§ Data section:
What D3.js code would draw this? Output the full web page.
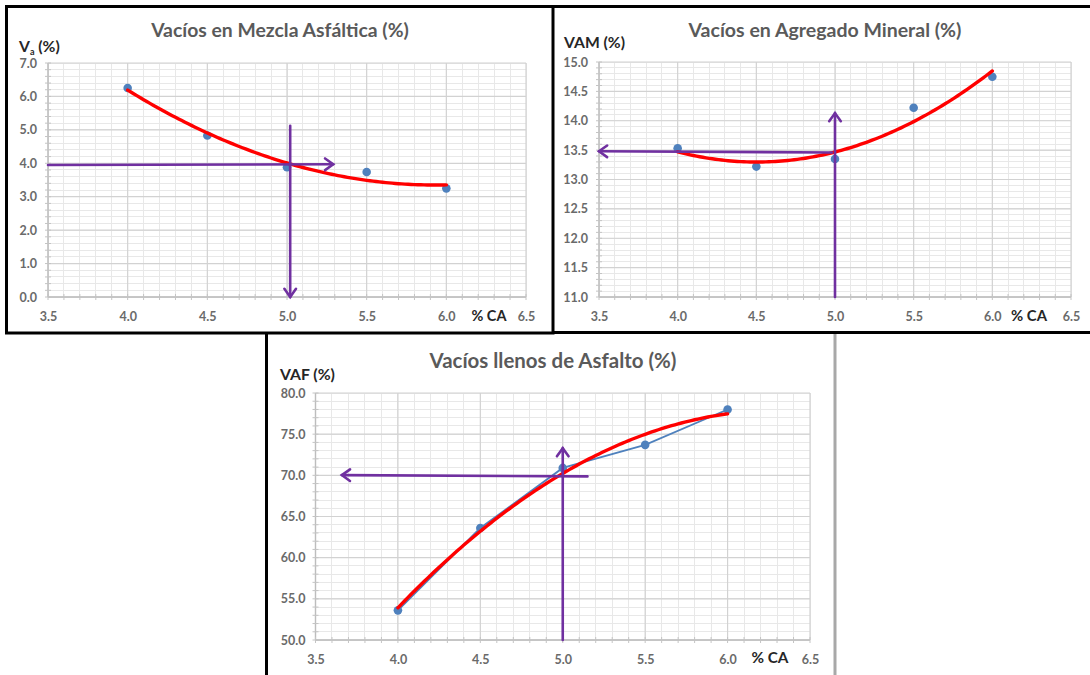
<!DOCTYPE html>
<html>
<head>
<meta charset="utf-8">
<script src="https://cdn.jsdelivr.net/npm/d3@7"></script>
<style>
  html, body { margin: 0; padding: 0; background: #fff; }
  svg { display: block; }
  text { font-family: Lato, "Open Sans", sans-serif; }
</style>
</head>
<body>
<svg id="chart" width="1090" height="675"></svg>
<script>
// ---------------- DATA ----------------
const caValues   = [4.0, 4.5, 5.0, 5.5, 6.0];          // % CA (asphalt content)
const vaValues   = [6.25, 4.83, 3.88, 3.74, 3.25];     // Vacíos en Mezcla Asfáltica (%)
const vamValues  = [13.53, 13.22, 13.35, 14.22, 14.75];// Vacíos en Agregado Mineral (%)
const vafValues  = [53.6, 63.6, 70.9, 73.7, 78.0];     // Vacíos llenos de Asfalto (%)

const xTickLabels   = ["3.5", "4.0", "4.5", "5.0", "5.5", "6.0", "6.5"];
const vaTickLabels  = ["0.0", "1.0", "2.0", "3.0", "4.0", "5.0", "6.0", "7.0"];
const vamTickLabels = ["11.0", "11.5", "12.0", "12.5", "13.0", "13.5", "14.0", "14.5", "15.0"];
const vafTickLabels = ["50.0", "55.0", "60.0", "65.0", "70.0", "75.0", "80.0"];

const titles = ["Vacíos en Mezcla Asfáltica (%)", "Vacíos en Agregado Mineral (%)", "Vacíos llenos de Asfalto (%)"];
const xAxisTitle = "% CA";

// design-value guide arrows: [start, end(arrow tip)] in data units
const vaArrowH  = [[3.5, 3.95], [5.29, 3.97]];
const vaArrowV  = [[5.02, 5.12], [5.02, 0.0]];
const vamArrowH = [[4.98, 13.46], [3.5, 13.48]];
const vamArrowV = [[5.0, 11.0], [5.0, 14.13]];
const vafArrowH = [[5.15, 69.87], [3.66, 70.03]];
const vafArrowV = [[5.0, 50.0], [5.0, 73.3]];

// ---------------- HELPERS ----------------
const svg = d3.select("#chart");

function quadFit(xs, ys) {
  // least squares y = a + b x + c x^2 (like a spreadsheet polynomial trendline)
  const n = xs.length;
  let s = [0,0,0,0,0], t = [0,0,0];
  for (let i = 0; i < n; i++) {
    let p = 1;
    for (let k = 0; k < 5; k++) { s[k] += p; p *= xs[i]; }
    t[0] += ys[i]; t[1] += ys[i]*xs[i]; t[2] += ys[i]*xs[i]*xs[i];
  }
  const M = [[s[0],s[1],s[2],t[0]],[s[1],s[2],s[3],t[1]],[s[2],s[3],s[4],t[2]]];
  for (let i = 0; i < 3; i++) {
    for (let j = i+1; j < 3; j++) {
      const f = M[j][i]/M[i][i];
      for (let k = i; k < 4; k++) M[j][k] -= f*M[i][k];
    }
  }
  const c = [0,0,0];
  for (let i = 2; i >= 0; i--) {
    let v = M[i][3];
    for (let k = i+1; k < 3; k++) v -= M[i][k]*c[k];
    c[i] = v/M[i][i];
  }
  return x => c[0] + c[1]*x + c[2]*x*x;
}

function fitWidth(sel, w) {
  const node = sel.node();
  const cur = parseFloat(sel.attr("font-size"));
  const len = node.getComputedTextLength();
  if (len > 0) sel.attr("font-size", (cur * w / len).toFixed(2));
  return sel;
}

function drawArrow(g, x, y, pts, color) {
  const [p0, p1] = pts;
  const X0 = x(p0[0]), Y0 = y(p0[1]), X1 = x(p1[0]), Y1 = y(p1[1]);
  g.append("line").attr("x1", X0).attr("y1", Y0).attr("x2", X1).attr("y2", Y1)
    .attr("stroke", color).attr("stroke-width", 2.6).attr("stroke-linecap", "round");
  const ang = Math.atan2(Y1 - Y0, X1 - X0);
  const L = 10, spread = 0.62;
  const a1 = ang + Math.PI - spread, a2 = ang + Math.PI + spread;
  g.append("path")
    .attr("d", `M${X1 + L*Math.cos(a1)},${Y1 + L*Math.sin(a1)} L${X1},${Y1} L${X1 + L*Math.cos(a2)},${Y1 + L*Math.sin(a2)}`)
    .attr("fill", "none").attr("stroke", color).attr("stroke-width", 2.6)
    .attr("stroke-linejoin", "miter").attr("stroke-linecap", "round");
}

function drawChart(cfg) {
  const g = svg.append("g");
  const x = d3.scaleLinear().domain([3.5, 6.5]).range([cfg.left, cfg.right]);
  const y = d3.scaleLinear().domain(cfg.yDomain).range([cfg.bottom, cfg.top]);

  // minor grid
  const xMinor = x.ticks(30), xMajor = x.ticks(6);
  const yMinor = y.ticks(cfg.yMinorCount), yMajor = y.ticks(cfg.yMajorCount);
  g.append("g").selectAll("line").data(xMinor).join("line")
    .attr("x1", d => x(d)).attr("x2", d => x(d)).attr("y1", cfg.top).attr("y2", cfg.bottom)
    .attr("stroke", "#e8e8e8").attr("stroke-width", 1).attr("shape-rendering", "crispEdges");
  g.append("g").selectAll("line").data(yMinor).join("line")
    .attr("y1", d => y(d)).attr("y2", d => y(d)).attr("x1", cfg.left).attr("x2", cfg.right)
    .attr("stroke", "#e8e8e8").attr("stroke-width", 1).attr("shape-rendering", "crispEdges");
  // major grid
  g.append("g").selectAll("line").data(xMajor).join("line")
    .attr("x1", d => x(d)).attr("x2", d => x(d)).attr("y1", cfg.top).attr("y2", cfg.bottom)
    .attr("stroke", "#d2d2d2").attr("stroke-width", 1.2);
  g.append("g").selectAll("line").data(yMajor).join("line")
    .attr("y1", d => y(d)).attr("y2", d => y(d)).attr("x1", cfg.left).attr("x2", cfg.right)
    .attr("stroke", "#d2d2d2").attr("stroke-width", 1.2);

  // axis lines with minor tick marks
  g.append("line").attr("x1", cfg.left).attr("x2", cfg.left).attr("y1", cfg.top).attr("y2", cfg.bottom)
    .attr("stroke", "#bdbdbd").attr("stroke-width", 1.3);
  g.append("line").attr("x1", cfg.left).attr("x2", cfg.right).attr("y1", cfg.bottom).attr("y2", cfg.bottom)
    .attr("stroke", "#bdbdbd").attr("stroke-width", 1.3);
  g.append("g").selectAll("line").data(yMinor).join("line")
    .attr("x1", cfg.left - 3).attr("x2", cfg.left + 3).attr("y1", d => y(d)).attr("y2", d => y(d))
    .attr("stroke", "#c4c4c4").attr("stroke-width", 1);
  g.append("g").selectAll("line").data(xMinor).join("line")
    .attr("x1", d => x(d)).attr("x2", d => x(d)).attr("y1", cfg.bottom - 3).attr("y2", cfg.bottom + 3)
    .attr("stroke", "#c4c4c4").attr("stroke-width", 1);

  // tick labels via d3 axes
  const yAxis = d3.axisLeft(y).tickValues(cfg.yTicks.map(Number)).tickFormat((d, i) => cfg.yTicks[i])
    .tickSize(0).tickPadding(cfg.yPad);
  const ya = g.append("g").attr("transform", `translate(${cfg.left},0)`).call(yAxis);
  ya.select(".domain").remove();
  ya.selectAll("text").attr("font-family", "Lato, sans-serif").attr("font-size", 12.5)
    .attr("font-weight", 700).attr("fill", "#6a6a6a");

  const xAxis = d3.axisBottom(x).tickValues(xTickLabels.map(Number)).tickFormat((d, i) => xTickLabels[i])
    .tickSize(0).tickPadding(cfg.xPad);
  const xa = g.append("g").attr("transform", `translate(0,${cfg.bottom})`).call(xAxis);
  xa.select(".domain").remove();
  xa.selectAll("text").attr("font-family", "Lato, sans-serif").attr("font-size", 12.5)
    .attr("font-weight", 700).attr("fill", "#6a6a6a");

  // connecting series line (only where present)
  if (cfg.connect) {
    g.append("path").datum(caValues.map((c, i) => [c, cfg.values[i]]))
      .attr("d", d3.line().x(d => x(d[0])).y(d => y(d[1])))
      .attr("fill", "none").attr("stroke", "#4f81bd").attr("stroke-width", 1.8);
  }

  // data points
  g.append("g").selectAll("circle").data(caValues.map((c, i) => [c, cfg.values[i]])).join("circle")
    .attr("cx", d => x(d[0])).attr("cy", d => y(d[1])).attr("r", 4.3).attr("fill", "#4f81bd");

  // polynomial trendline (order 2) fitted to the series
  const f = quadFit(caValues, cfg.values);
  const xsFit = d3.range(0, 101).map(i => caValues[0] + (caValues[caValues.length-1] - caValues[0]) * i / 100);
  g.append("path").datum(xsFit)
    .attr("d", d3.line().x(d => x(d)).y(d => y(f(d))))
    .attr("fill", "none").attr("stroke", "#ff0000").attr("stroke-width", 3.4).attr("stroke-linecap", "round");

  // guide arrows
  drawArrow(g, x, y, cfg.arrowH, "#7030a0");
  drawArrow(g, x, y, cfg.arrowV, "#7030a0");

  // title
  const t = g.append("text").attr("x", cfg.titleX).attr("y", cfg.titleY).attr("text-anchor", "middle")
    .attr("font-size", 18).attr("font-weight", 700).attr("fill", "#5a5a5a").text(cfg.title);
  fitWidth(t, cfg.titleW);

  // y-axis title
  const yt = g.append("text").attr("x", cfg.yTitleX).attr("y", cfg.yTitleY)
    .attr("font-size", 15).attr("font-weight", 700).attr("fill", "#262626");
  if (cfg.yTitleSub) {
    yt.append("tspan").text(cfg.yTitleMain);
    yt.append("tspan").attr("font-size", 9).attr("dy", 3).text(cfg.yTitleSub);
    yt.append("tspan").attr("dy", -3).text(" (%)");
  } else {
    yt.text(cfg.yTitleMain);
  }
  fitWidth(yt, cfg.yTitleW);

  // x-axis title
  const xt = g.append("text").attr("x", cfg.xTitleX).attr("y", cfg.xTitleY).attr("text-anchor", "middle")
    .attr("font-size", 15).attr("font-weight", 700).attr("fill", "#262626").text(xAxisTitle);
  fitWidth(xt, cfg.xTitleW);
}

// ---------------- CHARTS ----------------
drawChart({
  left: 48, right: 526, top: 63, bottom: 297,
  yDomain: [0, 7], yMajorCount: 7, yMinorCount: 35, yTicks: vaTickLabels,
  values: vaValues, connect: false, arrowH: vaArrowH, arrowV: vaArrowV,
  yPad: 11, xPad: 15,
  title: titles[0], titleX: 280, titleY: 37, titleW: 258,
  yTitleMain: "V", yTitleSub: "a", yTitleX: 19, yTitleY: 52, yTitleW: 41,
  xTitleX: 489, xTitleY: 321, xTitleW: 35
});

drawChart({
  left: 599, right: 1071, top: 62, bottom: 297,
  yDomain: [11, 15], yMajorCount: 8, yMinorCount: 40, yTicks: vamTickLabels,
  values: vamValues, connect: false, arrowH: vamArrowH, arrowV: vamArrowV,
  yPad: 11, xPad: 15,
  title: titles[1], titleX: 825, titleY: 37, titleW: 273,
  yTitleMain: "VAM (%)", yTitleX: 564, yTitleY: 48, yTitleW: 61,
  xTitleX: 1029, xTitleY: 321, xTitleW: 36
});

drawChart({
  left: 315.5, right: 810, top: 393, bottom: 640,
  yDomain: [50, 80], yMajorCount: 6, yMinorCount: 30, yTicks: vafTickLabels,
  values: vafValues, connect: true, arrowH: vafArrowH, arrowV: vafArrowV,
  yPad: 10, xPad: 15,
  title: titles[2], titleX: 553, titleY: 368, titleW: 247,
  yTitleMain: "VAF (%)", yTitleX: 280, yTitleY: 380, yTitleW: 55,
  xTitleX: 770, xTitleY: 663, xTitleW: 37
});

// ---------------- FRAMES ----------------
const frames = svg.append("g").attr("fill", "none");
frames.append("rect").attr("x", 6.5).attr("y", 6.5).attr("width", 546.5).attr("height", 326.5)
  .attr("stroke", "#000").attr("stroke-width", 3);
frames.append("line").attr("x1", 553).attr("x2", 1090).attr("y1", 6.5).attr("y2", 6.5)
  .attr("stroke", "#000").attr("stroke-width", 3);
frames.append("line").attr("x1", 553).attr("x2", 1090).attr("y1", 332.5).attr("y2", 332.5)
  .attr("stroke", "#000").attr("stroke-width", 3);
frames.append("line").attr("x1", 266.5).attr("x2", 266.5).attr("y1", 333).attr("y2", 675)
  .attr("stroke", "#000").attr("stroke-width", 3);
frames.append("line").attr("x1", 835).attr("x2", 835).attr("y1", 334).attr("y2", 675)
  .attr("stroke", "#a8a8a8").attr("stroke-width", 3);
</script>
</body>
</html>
==
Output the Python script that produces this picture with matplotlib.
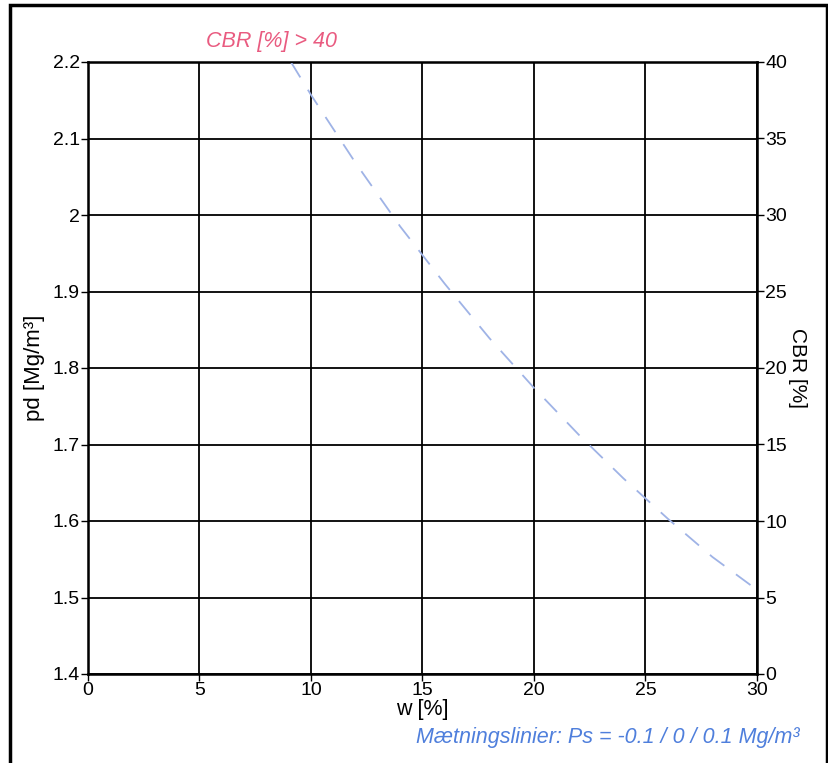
--
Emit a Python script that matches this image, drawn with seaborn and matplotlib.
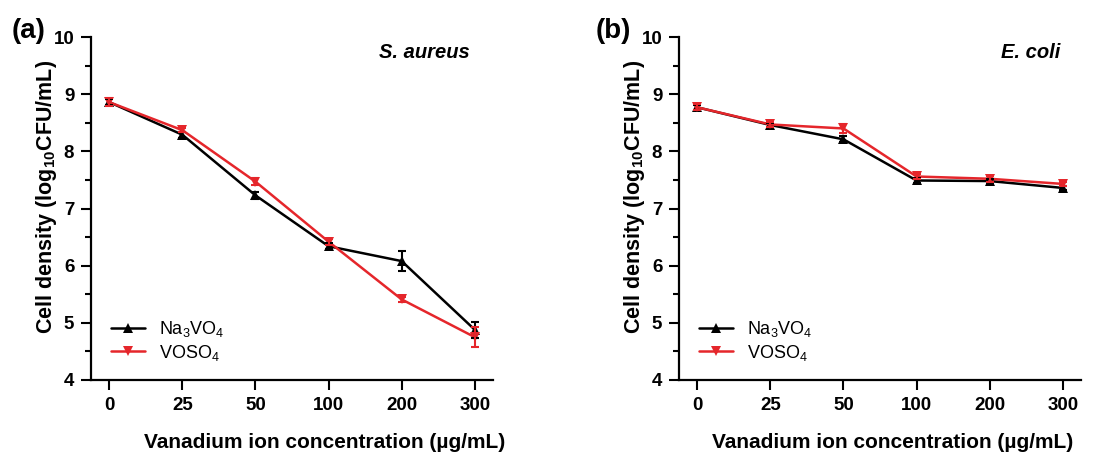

§ Task goal:
Omit the pictures. Extract exactly the lines that begin with the one holding "What D3.js code" and end with the one holding "70.9, 73.7, 78.0];", inclusive.

§ Exercise output:
What D3.js code would draw this? Output the full web page.
<!DOCTYPE html>
<html>
<head>
<meta charset="utf-8">
<script src="https://cdn.jsdelivr.net/npm/d3@7"></script>
<style>
  html, body { margin: 0; padding: 0; background: #fff; }
  svg { display: block; }
  text { font-family: Lato, "Open Sans", sans-serif; }
</style>
</head>
<body>
<svg id="chart" width="1090" height="675"></svg>
<script>
// ---------------- DATA ----------------
const caValues   = [4.0, 4.5, 5.0, 5.5, 6.0];          // % CA (asphalt content)
const vaValues   = [6.25, 4.83, 3.88, 3.74, 3.25];     // Vacíos en Mezcla Asfáltica (%)
const vamValues  = [13.53, 13.22, 13.35, 14.22, 14.75];// Vacíos en Agregado Mineral (%)
const vafValues  = [53.6, 63.6, 70.9, 73.7, 78.0];     // Vacíos llenos de Asfalto (%)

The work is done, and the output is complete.